- **Your task**:
Give the listing again character for character, but drop the images.

[Collection entries]
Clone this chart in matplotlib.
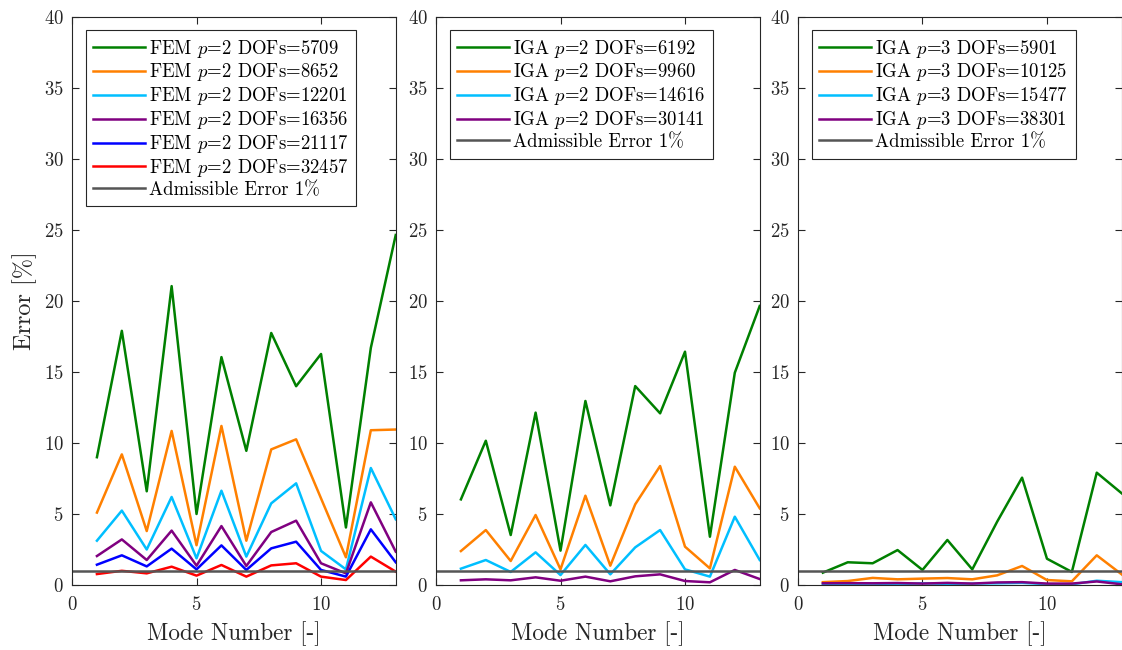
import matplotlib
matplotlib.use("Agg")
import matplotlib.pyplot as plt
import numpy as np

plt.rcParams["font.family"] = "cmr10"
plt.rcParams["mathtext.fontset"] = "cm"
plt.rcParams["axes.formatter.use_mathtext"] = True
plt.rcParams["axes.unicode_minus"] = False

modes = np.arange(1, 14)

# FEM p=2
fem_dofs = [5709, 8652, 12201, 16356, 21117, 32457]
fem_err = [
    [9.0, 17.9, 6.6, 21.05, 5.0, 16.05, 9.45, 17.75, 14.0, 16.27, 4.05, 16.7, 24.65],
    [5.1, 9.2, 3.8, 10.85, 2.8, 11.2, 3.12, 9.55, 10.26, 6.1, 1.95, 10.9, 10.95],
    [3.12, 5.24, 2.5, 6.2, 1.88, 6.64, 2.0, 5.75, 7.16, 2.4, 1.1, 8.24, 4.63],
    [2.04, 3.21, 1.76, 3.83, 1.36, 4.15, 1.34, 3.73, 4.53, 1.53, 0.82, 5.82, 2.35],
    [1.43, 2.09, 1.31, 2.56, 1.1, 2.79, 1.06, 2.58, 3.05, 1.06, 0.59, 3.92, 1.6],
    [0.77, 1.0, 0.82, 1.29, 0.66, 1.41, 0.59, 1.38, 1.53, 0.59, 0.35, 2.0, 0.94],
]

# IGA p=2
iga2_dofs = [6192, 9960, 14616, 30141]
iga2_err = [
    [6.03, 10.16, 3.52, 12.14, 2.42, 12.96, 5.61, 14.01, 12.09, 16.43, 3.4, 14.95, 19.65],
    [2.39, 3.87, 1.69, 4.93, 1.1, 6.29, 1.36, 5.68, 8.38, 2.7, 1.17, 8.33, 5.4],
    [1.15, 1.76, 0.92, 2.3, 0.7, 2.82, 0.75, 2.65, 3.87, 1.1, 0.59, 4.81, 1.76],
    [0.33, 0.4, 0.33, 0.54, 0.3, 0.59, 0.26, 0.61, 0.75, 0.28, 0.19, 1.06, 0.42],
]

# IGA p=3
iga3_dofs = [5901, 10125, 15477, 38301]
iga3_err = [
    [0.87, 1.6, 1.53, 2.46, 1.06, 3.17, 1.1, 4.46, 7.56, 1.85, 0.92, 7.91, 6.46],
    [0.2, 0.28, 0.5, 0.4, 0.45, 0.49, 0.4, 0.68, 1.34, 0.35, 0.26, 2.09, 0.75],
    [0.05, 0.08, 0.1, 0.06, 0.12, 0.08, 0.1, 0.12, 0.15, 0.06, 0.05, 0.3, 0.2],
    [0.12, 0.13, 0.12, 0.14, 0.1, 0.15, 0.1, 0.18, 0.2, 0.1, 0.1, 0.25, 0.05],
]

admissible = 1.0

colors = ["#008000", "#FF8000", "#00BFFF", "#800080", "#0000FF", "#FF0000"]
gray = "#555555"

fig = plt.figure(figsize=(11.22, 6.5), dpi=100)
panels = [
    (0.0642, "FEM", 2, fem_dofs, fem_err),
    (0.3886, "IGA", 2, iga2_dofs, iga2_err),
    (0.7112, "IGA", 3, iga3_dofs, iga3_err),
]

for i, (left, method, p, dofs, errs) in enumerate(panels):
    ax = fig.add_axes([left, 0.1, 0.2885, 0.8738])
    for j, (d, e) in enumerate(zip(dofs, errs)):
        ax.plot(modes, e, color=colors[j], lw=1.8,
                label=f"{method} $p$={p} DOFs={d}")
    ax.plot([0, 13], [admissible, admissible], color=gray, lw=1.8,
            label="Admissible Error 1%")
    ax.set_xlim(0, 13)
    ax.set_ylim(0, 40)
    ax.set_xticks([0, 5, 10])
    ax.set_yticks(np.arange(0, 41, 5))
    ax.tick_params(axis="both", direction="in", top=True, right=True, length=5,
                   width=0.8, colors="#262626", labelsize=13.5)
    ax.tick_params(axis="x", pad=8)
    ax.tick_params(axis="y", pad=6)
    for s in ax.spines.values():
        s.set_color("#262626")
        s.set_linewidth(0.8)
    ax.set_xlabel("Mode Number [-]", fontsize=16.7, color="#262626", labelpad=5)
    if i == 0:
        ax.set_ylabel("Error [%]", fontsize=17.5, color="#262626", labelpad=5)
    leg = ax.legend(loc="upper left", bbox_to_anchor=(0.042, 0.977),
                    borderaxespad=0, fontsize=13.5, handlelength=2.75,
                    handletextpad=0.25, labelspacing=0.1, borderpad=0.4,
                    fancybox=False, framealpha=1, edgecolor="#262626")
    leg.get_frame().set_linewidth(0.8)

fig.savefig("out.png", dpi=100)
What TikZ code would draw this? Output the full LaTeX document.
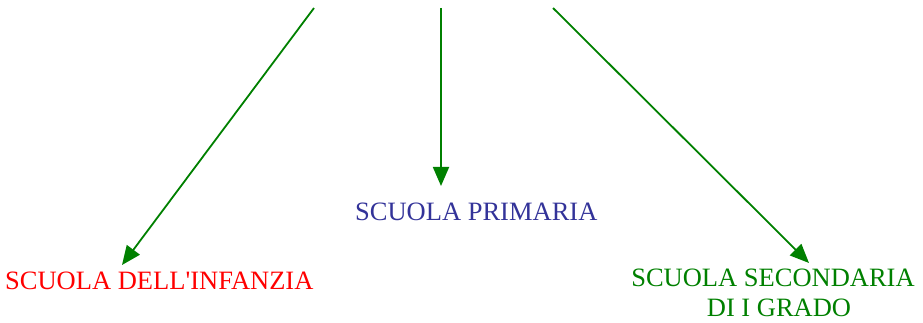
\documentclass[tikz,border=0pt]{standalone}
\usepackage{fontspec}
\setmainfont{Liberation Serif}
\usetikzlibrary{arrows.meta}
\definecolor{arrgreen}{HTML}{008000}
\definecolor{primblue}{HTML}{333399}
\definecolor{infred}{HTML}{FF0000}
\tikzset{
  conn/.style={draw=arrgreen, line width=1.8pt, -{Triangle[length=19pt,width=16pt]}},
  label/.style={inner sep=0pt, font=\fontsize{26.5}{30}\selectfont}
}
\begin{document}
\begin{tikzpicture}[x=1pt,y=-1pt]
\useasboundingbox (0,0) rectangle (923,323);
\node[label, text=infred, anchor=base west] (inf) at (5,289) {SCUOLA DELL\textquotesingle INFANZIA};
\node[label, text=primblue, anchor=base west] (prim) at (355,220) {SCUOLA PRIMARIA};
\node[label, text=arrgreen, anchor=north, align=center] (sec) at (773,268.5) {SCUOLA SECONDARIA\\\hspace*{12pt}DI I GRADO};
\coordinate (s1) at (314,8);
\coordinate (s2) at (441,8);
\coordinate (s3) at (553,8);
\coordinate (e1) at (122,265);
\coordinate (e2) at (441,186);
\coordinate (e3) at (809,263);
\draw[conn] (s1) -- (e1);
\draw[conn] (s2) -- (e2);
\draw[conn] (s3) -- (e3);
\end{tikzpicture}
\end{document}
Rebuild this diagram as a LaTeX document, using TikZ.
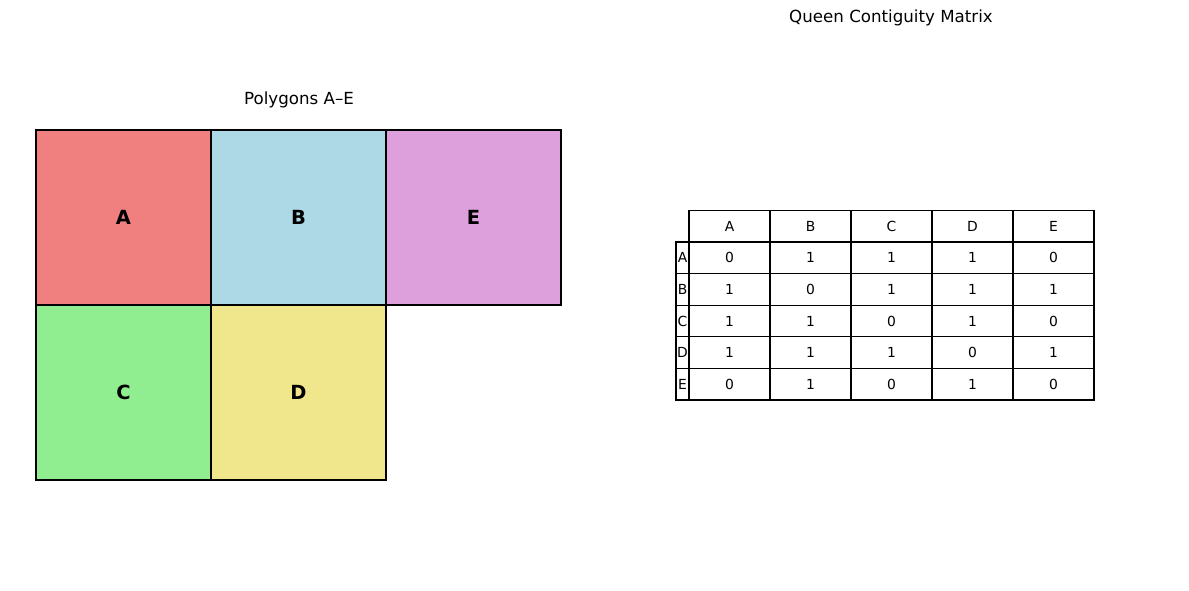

- **Correct output**:
Clone this chart in matplotlib.
import matplotlib
matplotlib.use("Agg")
import matplotlib.pyplot as plt
import numpy as np

plt.rcParams["font.family"] = "cmr10"
plt.rcParams["mathtext.fontset"] = "cm"
plt.rcParams["axes.formatter.use_mathtext"] = True
plt.rcParams["axes.unicode_minus"] = False

modes = np.arange(1, 14)

# FEM p=2
fem_dofs = [5709, 8652, 12201, 16356, 21117, 32457]
fem_err = [
    [9.0, 17.9, 6.6, 21.05, 5.0, 16.05, 9.45, 17.75, 14.0, 16.27, 4.05, 16.7, 24.65],
    [5.1, 9.2, 3.8, 10.85, 2.8, 11.2, 3.12, 9.55, 10.26, 6.1, 1.95, 10.9, 10.95],
    [3.12, 5.24, 2.5, 6.2, 1.88, 6.64, 2.0, 5.75, 7.16, 2.4, 1.1, 8.24, 4.63],
    [2.04, 3.21, 1.76, 3.83, 1.36, 4.15, 1.34, 3.73, 4.53, 1.53, 0.82, 5.82, 2.35],
    [1.43, 2.09, 1.31, 2.56, 1.1, 2.79, 1.06, 2.58, 3.05, 1.06, 0.59, 3.92, 1.6],
    [0.77, 1.0, 0.82, 1.29, 0.66, 1.41, 0.59, 1.38, 1.53, 0.59, 0.35, 2.0, 0.94],
]

# IGA p=2
iga2_dofs = [6192, 9960, 14616, 30141]
iga2_err = [
    [6.03, 10.16, 3.52, 12.14, 2.42, 12.96, 5.61, 14.01, 12.09, 16.43, 3.4, 14.95, 19.65],
    [2.39, 3.87, 1.69, 4.93, 1.1, 6.29, 1.36, 5.68, 8.38, 2.7, 1.17, 8.33, 5.4],
    [1.15, 1.76, 0.92, 2.3, 0.7, 2.82, 0.75, 2.65, 3.87, 1.1, 0.59, 4.81, 1.76],
    [0.33, 0.4, 0.33, 0.54, 0.3, 0.59, 0.26, 0.61, 0.75, 0.28, 0.19, 1.06, 0.42],
]

# IGA p=3
iga3_dofs = [5901, 10125, 15477, 38301]
iga3_err = [
    [0.87, 1.6, 1.53, 2.46, 1.06, 3.17, 1.1, 4.46, 7.56, 1.85, 0.92, 7.91, 6.46],
    [0.2, 0.28, 0.5, 0.4, 0.45, 0.49, 0.4, 0.68, 1.34, 0.35, 0.26, 2.09, 0.75],
    [0.05, 0.08, 0.1, 0.06, 0.12, 0.08, 0.1, 0.12, 0.15, 0.06, 0.05, 0.3, 0.2],
    [0.12, 0.13, 0.12, 0.14, 0.1, 0.15, 0.1, 0.18, 0.2, 0.1, 0.1, 0.25, 0.05],
]

admissible = 1.0

colors = ["#008000", "#FF8000", "#00BFFF", "#800080", "#0000FF", "#FF0000"]
gray = "#555555"

fig = plt.figure(figsize=(11.22, 6.5), dpi=100)
panels = [
    (0.0642, "FEM", 2, fem_dofs, fem_err),
    (0.3886, "IGA", 2, iga2_dofs, iga2_err),
    (0.7112, "IGA", 3, iga3_dofs, iga3_err),
]

for i, (left, method, p, dofs, errs) in enumerate(panels):
    ax = fig.add_axes([left, 0.1, 0.2885, 0.8738])
    for j, (d, e) in enumerate(zip(dofs, errs)):
        ax.plot(modes, e, color=colors[j], lw=1.8,
                label=f"{method} $p$={p} DOFs={d}")
    ax.plot([0, 13], [admissible, admissible], color=gray, lw=1.8,
            label="Admissible Error 1%")
    ax.set_xlim(0, 13)
    ax.set_ylim(0, 40)
    ax.set_xticks([0, 5, 10])
    ax.set_yticks(np.arange(0, 41, 5))
    ax.tick_params(axis="both", direction="in", top=True, right=True, length=5,
                   width=0.8, colors="#262626", labelsize=13.5)
    ax.tick_params(axis="x", pad=8)
    ax.tick_params(axis="y", pad=6)
    for s in ax.spines.values():
        s.set_color("#262626")
        s.set_linewidth(0.8)
    ax.set_xlabel("Mode Number [-]", fontsize=16.7, color="#262626", labelpad=5)
    if i == 0:
        ax.set_ylabel("Error [%]", fontsize=17.5, color="#262626", labelpad=5)
    leg = ax.legend(loc="upper left", bbox_to_anchor=(0.042, 0.977),
                    borderaxespad=0, fontsize=13.5, handlelength=2.75,
                    handletextpad=0.25, labelspacing=0.1, borderpad=0.4,
                    fancybox=False, framealpha=1, edgecolor="#262626")
    leg.get_frame().set_linewidth(0.8)

fig.savefig("out.png", dpi=100)
What TikZ code would draw this? Output the full LaTeX document.
\documentclass[tikz,border=0pt]{standalone}
\usepackage{fontspec}
\setmainfont{Liberation Serif}
\usetikzlibrary{arrows.meta}
\definecolor{arrgreen}{HTML}{008000}
\definecolor{primblue}{HTML}{333399}
\definecolor{infred}{HTML}{FF0000}
\tikzset{
  conn/.style={draw=arrgreen, line width=1.8pt, -{Triangle[length=19pt,width=16pt]}},
  label/.style={inner sep=0pt, font=\fontsize{26.5}{30}\selectfont}
}
\begin{document}
\begin{tikzpicture}[x=1pt,y=-1pt]
\useasboundingbox (0,0) rectangle (923,323);
\node[label, text=infred, anchor=base west] (inf) at (5,289) {SCUOLA DELL\textquotesingle INFANZIA};
\node[label, text=primblue, anchor=base west] (prim) at (355,220) {SCUOLA PRIMARIA};
\node[label, text=arrgreen, anchor=north, align=center] (sec) at (773,268.5) {SCUOLA SECONDARIA\\\hspace*{12pt}DI I GRADO};
\coordinate (s1) at (314,8);
\coordinate (s2) at (441,8);
\coordinate (s3) at (553,8);
\coordinate (e1) at (122,265);
\coordinate (e2) at (441,186);
\coordinate (e3) at (809,263);
\draw[conn] (s1) -- (e1);
\draw[conn] (s2) -- (e2);
\draw[conn] (s3) -- (e3);
\end{tikzpicture}
\end{document}
Rebuild this diagram as a LaTeX document, using TikZ.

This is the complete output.